Government-issued ID validation, biometric checks, and corporate registry cross-checks confirm that franchisee applicants and disclosed beneficial owners are who they claim to be. Identity verification databases cross-reference passport numbers, national ID numbers, social security numbers, and driver’s licenses against government records and watchlists.

Corporate identity verification requires confirmation of registered business names, tax IDs (EIN, VAT numbers), and business addresses against corporate filings and tax registries. Red flags include mismatched identity documents, undisclosed name changes, and discrepancies between claimed and filed identities.

Financial Health Indicators

Credit histories, bankruptcy records, tax filings, cash flow analysis, and solvency registries assess whether a franchisee can meet franchise obligations and sustain operations. Personal and business credit reports from Equifax, Experian, and TransUnion provide credit scores, payment histories, delinquencies, charge-offs, and collections data.

Bankruptcy and insolvency registries—PACER for federal bankruptcy, state insolvency databases, and international equivalents—flag active bankruptcies, foreclosures, tax liens, and judgments. Tax compliance databases reveal federal, state, and international tax filing status and tax lien risk. Corporate financial statements, SEC filings, and regulatory disclosures provide profitability trends, revenue stability, leverage ratios, and contingent liabilities.

Red flags include credit scores below 600, active bankruptcies or foreclosures within the past five years, negative cash flow, high debt-to-asset ratios, and inconsistencies between claimed financial position and documented records.
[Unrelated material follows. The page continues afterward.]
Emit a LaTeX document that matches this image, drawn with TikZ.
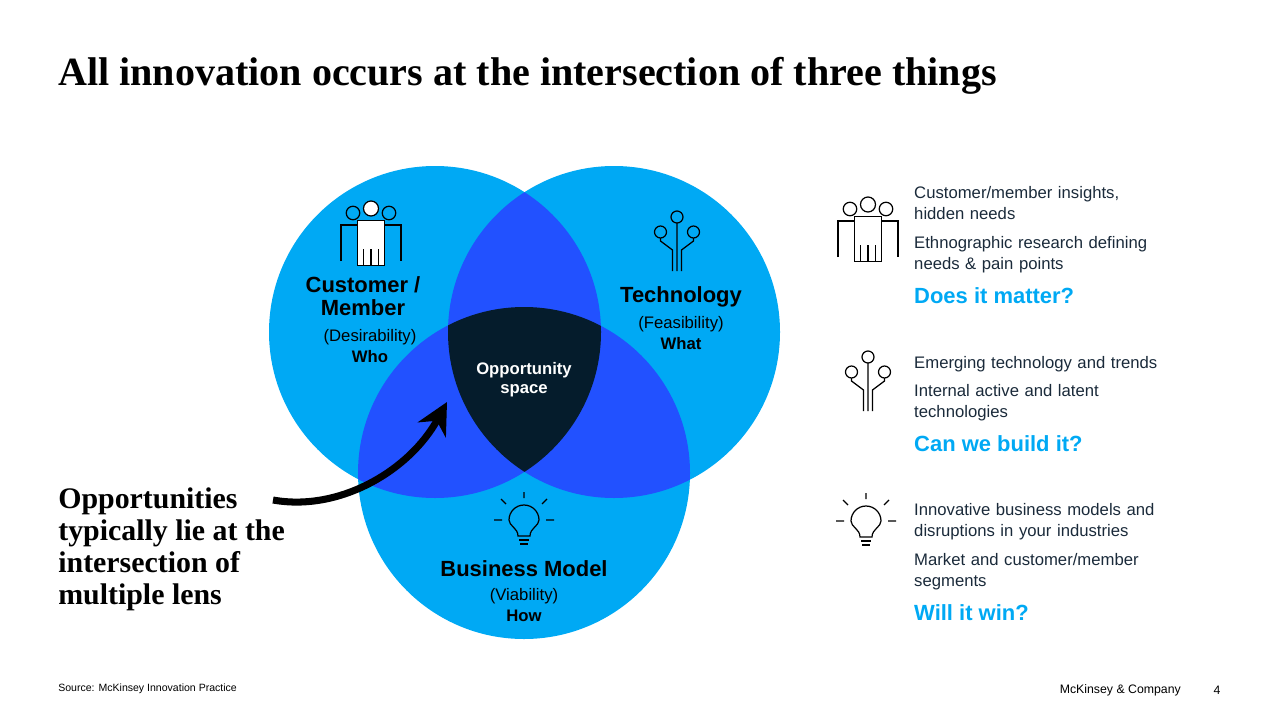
\documentclass[tikz,border=0pt]{standalone}
\usepackage{fontspec}
\setmainfont{Liberation Sans}
\newfontfamily\serifbold{Liberation Serif}
\usetikzlibrary{arrows.meta}
\definecolor{lblue}{HTML}{00A9F4}
\definecolor{mblue}{HTML}{2251FF}
\definecolor{navy}{HTML}{051C2C}
\definecolor{txt}{HTML}{1A2A3A}
\tikzset{
  lens/.style={fill=lblue},
  head/.style={font=\bfseries\fontsize{12.5}{14}\selectfont, align=center},
  sub/.style={font=\fontsize{9.5}{11}\selectfont, align=center},
  side/.style={font=\fontsize{9.5}{12}\selectfont, text=txt, anchor=north west, align=left, text width=6cm},
  ask/.style={font=\bfseries\fontsize{12.5}{14}\selectfont, text=lblue, anchor=north west},
  icon/.style={line width=0.7pt}
}
\newcommand{\people}[1]{%
  \begin{scope}[shift={#1}, icon, scale=1.5]
    \foreach \dx in {-12,12}{
      \draw (\dx,-14) circle (4.5);
      \draw (\dx-8,18) -- (\dx-8,-6) -- (\dx+8,-6) -- (\dx+8,18);
    }
    \draw[fill=white] (0,-17) circle (5);
    \draw[fill=white] (-9,21) -- (-9,-9) -- (9,-9) -- (9,21) -- cycle;
    \draw (-5,21) -- (-5,10) (5,21) -- (5,10) (0,21) -- (0,10);
  \end{scope}}
\newcommand{\techicon}[1]{%
  \begin{scope}[shift={#1}, icon, scale=1.5]
    \draw (0,-14) circle (4) (-11,-4) circle (4) (11,-4) circle (4);
    \draw (0,-10) -- (0,22) (-3,22) -- (-3,8) -- (-11,2) -- (-11,0)
          (3,22) -- (3,8) -- (11,2) -- (11,0);
  \end{scope}}
\newcommand{\bulb}[1]{%
  \begin{scope}[shift={#1}, icon]
    \draw (-6,10) .. controls (-6,2) and (-15,0) .. (-15,-6) arc (180:360:15) .. controls (15,0) and (6,2) .. (6,10) -- cycle;
    \draw (-5,14) -- (5,14) (-4,18) -- (4,18);
    \draw (-30,-6) -- (-22,-6) (22,-6) -- (30,-6) (0,-28) -- (0,-34)
          (-18,-22) -- (-23,-27) (18,-22) -- (23,-27);
  \end{scope}}
\begin{document}
\begin{tikzpicture}[x=0.02cm, y=-0.02cm]
\useasboundingbox (0,0) rectangle (1280,720);
\node[anchor=west, inner sep=0pt, font=\serifbold\bfseries\fontsize{22.8}{26}\selectfont] (title) at (58,76) {All innovation occurs at the intersection of three things};

% circles
\coordinate (cust) at (435,332);
\coordinate (tech) at (614,332);
\coordinate (biz) at (524,473);
\fill[lens] (cust) circle (166);
\fill[lens] (tech) circle (166);
\fill[lens] (biz) circle (166);
\begin{scope}
  \clip (cust) circle (166);
  \fill[mblue] (tech) circle (166);
  \fill[mblue] (biz) circle (166);
\end{scope}
\begin{scope}
  \clip (tech) circle (166);
  \fill[mblue] (biz) circle (166);
  \clip (cust) circle (166);
  \fill[navy] (biz) circle (166);
\end{scope}

\node[head] (custlbl) at (363,296) {Customer /\\[-1pt]Member};
\node[sub] (custsub) at (370,346) {(Desirability)\\[1pt]\textbf{Who}};
\node[head] (techlbl) at (681,297) {Technology};
\node[sub] (techsub) at (681,333) {(Feasibility)\\[1pt]\textbf{What}};
\node[head] (bizlbl) at (524,569) {Business Model};
\node[sub] (bizsub) at (524,605) {(Viability)\\[1pt]\textbf{How}};
\node[font=\bfseries\fontsize{9.5}{11}\selectfont, text=white, align=center] (opp) at (524,380) {Opportunity\\space};

\people{(371,234)}
\techicon{(677,238)}
\bulb{(524,526)}

% callout
\node[anchor=north west, inner sep=0pt, align=left, font=\serifbold\bfseries\fontsize{17}{18.3}\selectfont] (note) at (58,487) {Opportunities\\typically lie at the\\intersection of\\multiple lens};
\coordinate (tip) at (447,402);
\draw[line width=4pt, -{Stealth[length=18pt,width=18pt]}] (273,500) .. controls (340,512) and (410,470) .. (tip);

% right column
\people{(868,230)}
\node[side] (s1) at (908,180) {Customer/member insights,\\hidden needs};
\node[side] (s2) at (908,230) {Ethnographic research defining\\needs \& pain points};
\node[ask] (q1) at (908,281) {Does it matter?};
\techicon{(868,378)}
\node[side] (s3) at (908,350) {Emerging technology and trends};
\node[side] (s4) at (908,378) {Internal active and latent\\technologies};
\node[ask] (q2) at (908,429) {Can we build it?};
\bulb{(866,527)}
\node[side] (s5) at (908,497) {Innovative business models and\\disruptions in your industries};
\node[side] (s6) at (908,547) {Market and customer/member\\segments};
\node[ask] (q3) at (908,598) {Will it win?};

% footer
\node[anchor=west, inner sep=0pt, font=\fontsize{6}{7}\selectfont] (src) at (58,689) {Source: McKinsey Innovation Practice};
\node[anchor=east, font=\fontsize{7}{8}\selectfont] (mck) at (1187,690) {McKinsey \& Company};
\node[font=\fontsize{7}{8}\selectfont] (pg) at (1217,690) {4};
\end{tikzpicture}
\end{document}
A comprehensive vendor and partner due diligence framework applies the same rigor to franchisee financial screening as to enterprise vendor vetting.

Professional History Validation

Corporate affiliations, regulatory filings, board memberships, license verification, and employment history cross-checks confirm that franchisee applicants possess the claimed business and franchise experience. State corporate registries, SEC EDGAR filings, and corporate disclosures validate claimed executive roles, board memberships, and company ownership.

State and federal franchise disclosure databases—FTC Item 23 disclosures and state franchise registries—verify prior franchising experience and flag undisclosed franchise ownership or violations. Professional licensing boards confirm regulatory licenses for real estate, securities, healthcare, and other industries. Litigation and adverse media repositories identify adverse regulatory actions, consumer complaints, or franchise-specific disputes tied to claimed roles.

Red flags include claimed roles not reflected in corporate filings, franchise experience with no FTC or state filing evidence, professional licenses not found or expired, undisclosed prior franchise involvement, and employment dates inconsistent with reference checks. The same validation protocols used in executive due diligence apply to franchisee professional history screening.

Litigation & Adverse Media

Court records, judgment databases, regulatory actions, news archives, and reputational repositories identify litigation history, regulatory sanctions, consumer complaints, and adverse media coverage tied to the franchisee and beneficial owners. PACER, state court databases, and federal litigation repositories provide active and past franchise disputes, consumer fraud cases, breach of contract actions, and employment-related litigation.

Regulatory databases—FTC, state attorneys general, consumer protection agencies—flag regulatory sanctions, license suspensions, and enforcement actions. News archives, press releases, and adverse media monitoring services surface reputational risks, fraud allegations, embezzlement, and financial crime coverage. Reputational repositories such as Dow Jones Watchlist and Refinitiv World-Check aggregate adverse media and regulatory actions into risk-scored profiles.

Red flags include active litigation involving franchise disputes or consumer fraud, regulatory sanctions or enforcement actions, patterns of litigation suggesting systemic non-compliance, and recent negative news coverage regarding business practices or ethics. Franchisors must screen for both direct litigation and adverse media associations that signal cascading reputational risk. Legal compliance intelligence tools automate this screening and provide source attribution for audit trails.

Sanctions & Watchlist Screening

OFAC Specially Designated Nationals (SDN) list, UN Security Council sanctions lists, EU Consolidated Sanctions List, UK HM Treasury sanctions list, and FATF-identified high-risk jurisdictions provide the authoritative watchlists for sanctions screening. Franchisors must screen franchisee applicants and all disclosed beneficial owners against these lists at intake and maintain real-time monitoring for new additions and name variants.

PEP (Politically Exposed Person) identification databases flag individuals with prominent public functions or close associations with government officials, requiring enhanced due diligence. Adverse media associations—news coverage linking the franchisee or UBOs to sanctioned individuals, terrorist financing, or money laundering—create secondary sanctions risk even without direct watchlist matches.

A match on OFAC, UN, EU, or UK sanctions lists is a hard stop; no license approval should proceed. Adverse media tied to sanctions exposure, terrorist financing, or financial crime warrants executive review and potential decline. Real-time watchlist updates and continuous monitoring are essential because sanctions lists evolve daily; lag in screening data creates blind spots that expose franchisors to regulatory sanctions and brand contagion.

Sectoral and activity-based sanctions—restrictions on specific industries, geographies, or transaction types—require jurisdiction-specific risk profiling. Franchisors operating in high-risk jurisdictions must implement enhanced due diligence protocols and document compliance with AML/KYC standards and FATF guidance. Investor due diligence frameworks provide a model for risk-based sanctions screening and PEP identification that franchisors can adapt for franchisee vetting.